[Data]:

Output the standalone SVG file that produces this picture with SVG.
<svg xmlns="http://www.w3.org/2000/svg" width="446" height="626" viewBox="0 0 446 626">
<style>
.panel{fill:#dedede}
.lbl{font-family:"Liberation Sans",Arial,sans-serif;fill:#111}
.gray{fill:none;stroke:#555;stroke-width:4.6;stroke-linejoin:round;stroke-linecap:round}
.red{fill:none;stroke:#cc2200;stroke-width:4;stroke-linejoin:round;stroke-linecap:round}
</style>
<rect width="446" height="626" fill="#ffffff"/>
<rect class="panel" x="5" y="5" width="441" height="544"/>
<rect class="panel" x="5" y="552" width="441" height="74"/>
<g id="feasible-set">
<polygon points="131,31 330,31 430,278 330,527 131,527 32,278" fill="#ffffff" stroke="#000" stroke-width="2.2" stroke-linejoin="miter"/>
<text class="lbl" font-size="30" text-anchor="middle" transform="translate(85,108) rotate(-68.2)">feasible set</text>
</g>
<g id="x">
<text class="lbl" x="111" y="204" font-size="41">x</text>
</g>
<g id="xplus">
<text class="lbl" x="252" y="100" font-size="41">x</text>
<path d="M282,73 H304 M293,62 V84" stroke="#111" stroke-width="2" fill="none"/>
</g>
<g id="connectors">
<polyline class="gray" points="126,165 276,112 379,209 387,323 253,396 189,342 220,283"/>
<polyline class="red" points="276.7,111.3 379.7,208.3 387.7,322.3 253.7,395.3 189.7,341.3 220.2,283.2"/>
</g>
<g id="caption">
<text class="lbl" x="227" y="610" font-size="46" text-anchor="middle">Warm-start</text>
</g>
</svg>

[Task to complete]:
Reproduce the whole listing word for word.

[Answer to this problem]:
Output the standalone SVG file that produces this picture with SVG.
<svg xmlns="http://www.w3.org/2000/svg" width="446" height="626" viewBox="0 0 446 626">
<style>
.panel{fill:#dedede}
.lbl{font-family:"Liberation Sans",Arial,sans-serif;fill:#111}
.gray{fill:none;stroke:#555;stroke-width:4.6;stroke-linejoin:round;stroke-linecap:round}
.red{fill:none;stroke:#cc2200;stroke-width:4;stroke-linejoin:round;stroke-linecap:round}
</style>
<rect width="446" height="626" fill="#ffffff"/>
<rect class="panel" x="5" y="5" width="441" height="544"/>
<rect class="panel" x="5" y="552" width="441" height="74"/>
<g id="feasible-set">
<polygon points="131,31 330,31 430,278 330,527 131,527 32,278" fill="#ffffff" stroke="#000" stroke-width="2.2" stroke-linejoin="miter"/>
<text class="lbl" font-size="30" text-anchor="middle" transform="translate(85,108) rotate(-68.2)">feasible set</text>
</g>
<g id="x">
<text class="lbl" x="111" y="204" font-size="41">x</text>
</g>
<g id="xplus">
<text class="lbl" x="252" y="100" font-size="41">x</text>
<path d="M282,73 H304 M293,62 V84" stroke="#111" stroke-width="2" fill="none"/>
</g>
<g id="connectors">
<polyline class="gray" points="126,165 276,112 379,209 387,323 253,396 189,342 220,283"/>
<polyline class="red" points="276.7,111.3 379.7,208.3 387.7,322.3 253.7,395.3 189.7,341.3 220.2,283.2"/>
</g>
<g id="caption">
<text class="lbl" x="227" y="610" font-size="46" text-anchor="middle">Warm-start</text>
</g>
</svg>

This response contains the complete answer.